Morally, the Voice must be adopted by both Indigenous and non-indigenous Australians
Now the Voice team must face two separate constituencies. A substantial minority of Indigenous Australians – generally the poorer and least connected even to the indigenous body politic — are deeply suspicious, fearing it could compromise demands for recognition of sovereignty over land. Or they think the Voice a matter of pure symbolism, unlikely to reflect their powerless views and unlikely to do anything to change their disadvantage, even against other Aboriginal groups. These include people who need reassurance about the potency of constitutional recognition of First Nations people and of their special right to be heard. Whether they come on board, the proponents need to galvanise and mobilise Aboriginal opinion on the proposal.
But passage of the proposal is in the hands of the Australian electorate. Pauline Hanson and others, including Northern Territory Indigenous senator, Jacinta Price, are developing lines of argument that the proposal would divide Australians, and create special classes of citizens, and that there’s no need, because Aborigines are not really disenfranchised.
For Hanson and many of her supporters, Aborigines are not disadvantaged. They have already too many special rights and privileges. They claim that apparently harmless words may create inadvertently or by secret design new rights and powers, overriding ordinary laws.
Most of these arguments are nonsense, but the anxieties they excite are emotional ones, not easily able to be proven wrong by mere logic. Particularly in these days of conspiracy theories, appeals to fears that white Australia is being “diluted” by multiculturalism and Asian invasions, and crude populism. It goes without saying that there are coalition extremists not frightened of pandering to such qualms and apprehensions.
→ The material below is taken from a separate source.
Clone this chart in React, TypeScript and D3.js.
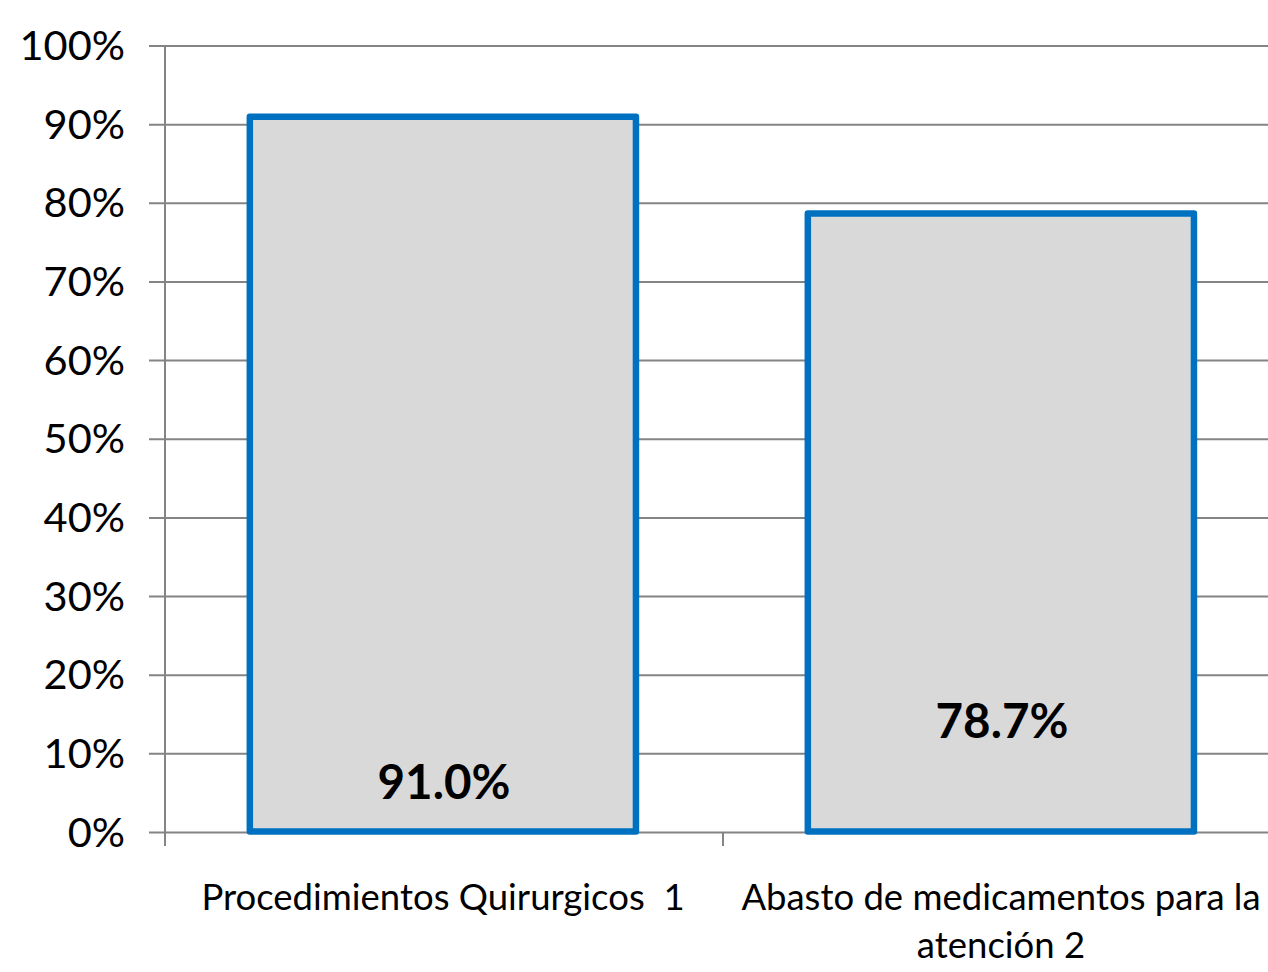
import React from "react";
import * as d3 from "d3";

const categories: string[][] = [
  ["Procedimientos Quirurgicos  1"],
  ["Abasto de medicamentos para la", "atención 2"],
];
const values: number[] = [0.91, 0.787];
const valueLabels: string[] = ["91.0%", "78.7%"];
const labelAnchors: number[] = [0.043, 0.12];
const yTicks: number[] = [0, 0.1, 0.2, 0.3, 0.4, 0.5, 0.6, 0.7, 0.8, 0.9, 1.0];

const W = 1268;
const H = 972;
const FONT = "Lato, 'Open Sans', sans-serif";

export default function App() {
  const y = d3.scaleLinear().domain([0, 1]).range([832.5, 46]);
  const x = d3
    .scaleBand<number>()
    .domain(values.map((_, i) => i))
    .range([165, 1281])
    .padding(0);
  const bw = x.bandwidth();
  const fmt = d3.format(".0%");
  const grid = "#848484";

  return (
    <svg
      width={W}
      height={H}
      style={{ position: "absolute", left: 0, top: 0, display: "block", background: "#fff" }}
    >
      {yTicks.map((t) => (
        <g key={t}>
          <line x1={149} x2={1281} y1={y(t)} y2={y(t)} stroke={grid} strokeWidth={2} />
          <text
            x={125}
            y={y(t) + 14}
            textAnchor="end"
            fontFamily={FONT}
            fontSize={41.5}
            fill="#000"
          >
            {fmt(t)}
          </text>
        </g>
      ))}
      <line x1={165} x2={165} y1={y(1)} y2={846} stroke={grid} strokeWidth={2} />
      {values.map((_, i) =>
        i > 0 ? (
          <line key={i} x1={x(i)!} x2={x(i)!} y1={y(0)} y2={846} stroke={grid} strokeWidth={2} />
        ) : null
      )}
      {values.map((v, i) => {
        const x0 = x(i)! + bw * 0.152;
        const w = bw * 0.692;
        return (
          <rect
            key={i}
            x={x0}
            y={y(v)}
            width={w}
            height={y(0) - y(v) - 1}
            fill="#D9D9D9"
            stroke="#0070C0"
            strokeWidth={6.5}
            strokeLinejoin="round"
          />
        );
      })}
      {values.map((_, i) => (
        <text
          key={i}
          x={x(i)! + bw / 2}
          y={y(labelAnchors[i])}
          textAnchor="middle"
          fontFamily={FONT}
          fontWeight="bold"
          fontSize={47.5}
          fill="#000"
        >
          {valueLabels[i]}
        </text>
      ))}
      {categories.map((lines, i) => (
        <text
          key={i}
          y={910}
          textAnchor="middle"
          fontFamily={FONT}
          fontSize={36.5}
          fill="#000"
          style={{ whiteSpace: "pre" }}
        >
          {lines.map((l, j) => (
            <tspan key={j} x={i === 1 ? 1001 : x(i)! + bw / 2 - 1} dy={j === 0 ? 0 : 48}>
              {l}
            </tspan>
          ))}
        </text>
      ))}
    </svg>
  );
}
It is commonly said that constitutional change does not happen in Australia if there is a significant community group in opposition. Hanson and other opportunists could well amount to such opposition. Voters are also said to be reluctant to invest any new powers in government. Moreover, no one wants a referendum on the voice to be defeated; one could expect that government would drop or defer its schedule if the opinion polls were negative.
Tactically, proponents could further dilute the Voice proposal until it was not capable of frightening anyone. It is already well watered down. The risk of doing that is to have a proposal that is next to meaningless, even in symbolism, and about which no one can get excited.
Against that, some will point out that the 1967 referendum which saw the federal government picking up a role in indigenous affairs was overwhelmingly adopted by the electorate, opposed only in some rural areas, including, I am sorry to say, the area where I grew up. There is no doubting hostility to or antagonism about Indigenous Australians in some quarters, and in some age groups. But younger Australians (and many more older Australians than are numbered among the Hansonites) are impatient for change in Aboriginal affairs, tired of seeing politicians pandering to racism and division, and eager for a new deal and a sense of partnership with our most disadvantaged fellow citizens.
Must we cater to the lowest common denominator? Must we tiptoe away from what is right because some populists will object? Is the challenge of convincing Australians to be abandoned at the first whiff of uncertainty in an opinion poll? It is a matter, in short, where politicians must lead and not follow. Argue, promote and defend, not hide in the shadows. Where they must appeal both to reason and to the heart, rather than to greed, selfishness and fear of the unknown. The question is whether our leaders are up to the task.